Was schief gehen kann, wenn sich jemand spontan und ohne Beratung ein Tier holt, sieht man an „Django“ (Foto). Die französische Bulldogge hatte sich am Sonntag jemand gekauft. Am Montag war der Hund bereits im Tierheim, weil er auf die Kinder, die in der Familie leben, losging. Verkauft worden war er als familienfreundlicher Zeitgenosse.  Aufgabe des Tierheim-Teams wird es nun sein, den richtigen Menschen für den Hund zu finden. 

Finanzen sind das Sorgenkind

„Ohne Spenden geht es nicht.“ Wolfgang Hain legt die Finanzen des Tierschutzvereins offen. Rund 150 000 Euro werden jährlich für den Betrieb des Tierheims gebraucht. Gehälter, Futter für die Tiere, Unterhalt des Gebäudes und der Anlagen, das Auto: All das kostet Geld. Allein an Tierarztkosten fallen Jahr für Jahr rund 25 000 Euro an.
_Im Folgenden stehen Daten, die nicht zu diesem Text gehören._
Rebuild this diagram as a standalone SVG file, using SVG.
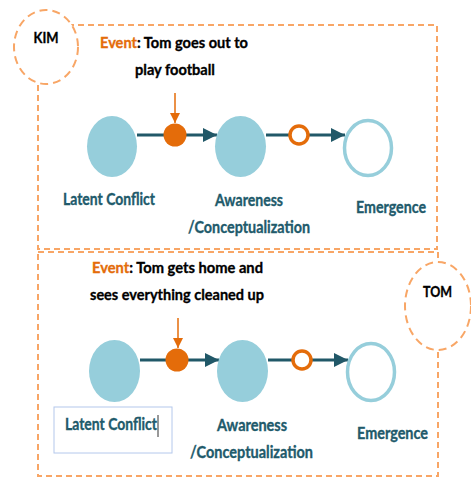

Jedes Jahr ist es ein Kraftakt, das nötige Geld aufzutreiben. Von den rund 600 Mitgliedern kommen etwa 16 000 Euro an jährlichen Beiträgen.
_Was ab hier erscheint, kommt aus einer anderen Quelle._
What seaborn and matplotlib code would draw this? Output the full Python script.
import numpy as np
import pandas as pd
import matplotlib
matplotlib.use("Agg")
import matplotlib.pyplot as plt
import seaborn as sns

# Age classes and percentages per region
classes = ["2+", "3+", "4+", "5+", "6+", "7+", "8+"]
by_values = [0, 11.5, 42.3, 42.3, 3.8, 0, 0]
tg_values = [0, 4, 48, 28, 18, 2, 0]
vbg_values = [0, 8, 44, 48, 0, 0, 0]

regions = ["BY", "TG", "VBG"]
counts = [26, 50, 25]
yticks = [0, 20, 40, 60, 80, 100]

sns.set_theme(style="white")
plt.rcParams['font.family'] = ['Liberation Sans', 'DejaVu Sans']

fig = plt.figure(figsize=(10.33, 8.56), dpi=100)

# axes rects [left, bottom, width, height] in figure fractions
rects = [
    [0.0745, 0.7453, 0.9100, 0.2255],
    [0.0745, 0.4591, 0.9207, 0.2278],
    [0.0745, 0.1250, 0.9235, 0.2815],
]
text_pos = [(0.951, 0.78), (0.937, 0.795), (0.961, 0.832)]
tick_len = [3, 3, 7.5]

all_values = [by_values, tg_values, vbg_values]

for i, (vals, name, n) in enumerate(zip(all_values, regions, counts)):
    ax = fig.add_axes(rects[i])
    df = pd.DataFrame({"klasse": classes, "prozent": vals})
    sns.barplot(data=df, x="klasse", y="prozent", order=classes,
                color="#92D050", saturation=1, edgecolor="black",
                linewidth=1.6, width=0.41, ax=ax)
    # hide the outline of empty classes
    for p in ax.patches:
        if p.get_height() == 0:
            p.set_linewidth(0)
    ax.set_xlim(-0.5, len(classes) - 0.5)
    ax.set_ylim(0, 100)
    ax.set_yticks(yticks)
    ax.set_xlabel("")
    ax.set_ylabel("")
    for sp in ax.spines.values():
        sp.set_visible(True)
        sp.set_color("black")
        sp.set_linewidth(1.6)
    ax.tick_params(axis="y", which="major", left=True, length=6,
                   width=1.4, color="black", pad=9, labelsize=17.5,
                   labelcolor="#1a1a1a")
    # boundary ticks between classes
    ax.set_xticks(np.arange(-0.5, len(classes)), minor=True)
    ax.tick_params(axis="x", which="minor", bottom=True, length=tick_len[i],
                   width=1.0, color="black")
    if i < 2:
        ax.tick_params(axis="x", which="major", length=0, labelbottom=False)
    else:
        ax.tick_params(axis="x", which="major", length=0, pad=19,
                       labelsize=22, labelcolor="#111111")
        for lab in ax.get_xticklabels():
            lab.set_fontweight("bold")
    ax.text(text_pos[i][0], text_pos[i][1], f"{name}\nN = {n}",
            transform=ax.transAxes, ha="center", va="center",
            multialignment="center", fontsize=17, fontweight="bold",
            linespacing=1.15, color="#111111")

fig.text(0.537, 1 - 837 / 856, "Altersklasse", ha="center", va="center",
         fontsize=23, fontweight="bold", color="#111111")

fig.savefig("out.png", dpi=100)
Die Kommunen im Landkreis zahlen pro Einwohner und Jahr für die Fundtierversorgung 50 Cent. Das reicht eigentlich schon längst nicht mehr. Ein Euro würde mindestens benötigt, sagt Hain. Nach der jetzigen Regelung kann  der Verein mit rund 36 000 Euro jährlich rechnen, wenn denn wirklich alle Gemeinden korrekt und pünktlich bezahlen. Aus Vermittlungsgebühren für Tiere kommen etwa 10 000 Euro zusammen. Mit dem Flohmarkt und dem Tierheimfest hat der Verein sonst immer etwa 20 000 Euro gut  gemacht. Aber in Coronazeiten kann das nicht stattfinden. Zuweilen kommt  Geld aus Strafen, die Gerichte verhängt haben. Aber selbst in guten Zeiten wären das erst gut 80 000 Euro.

Ohne die bislang jährlich etwa 60 000 Euro an Spenden ginge es gar nicht. Das zeigt, wie sensibel diese Finanzierung ist und wie weh es dem Verein und vor allem den Tieren täte, wenn die Spenden ausblieben oder deutlich zurückgingen. Schon jetzt, sagt Hain, macht der Verein jährlich etwa 20 000 Euro Verlust. Das kann er bislang auffangen, weil er aus  Erbschaften Rücklagen bilden konnte.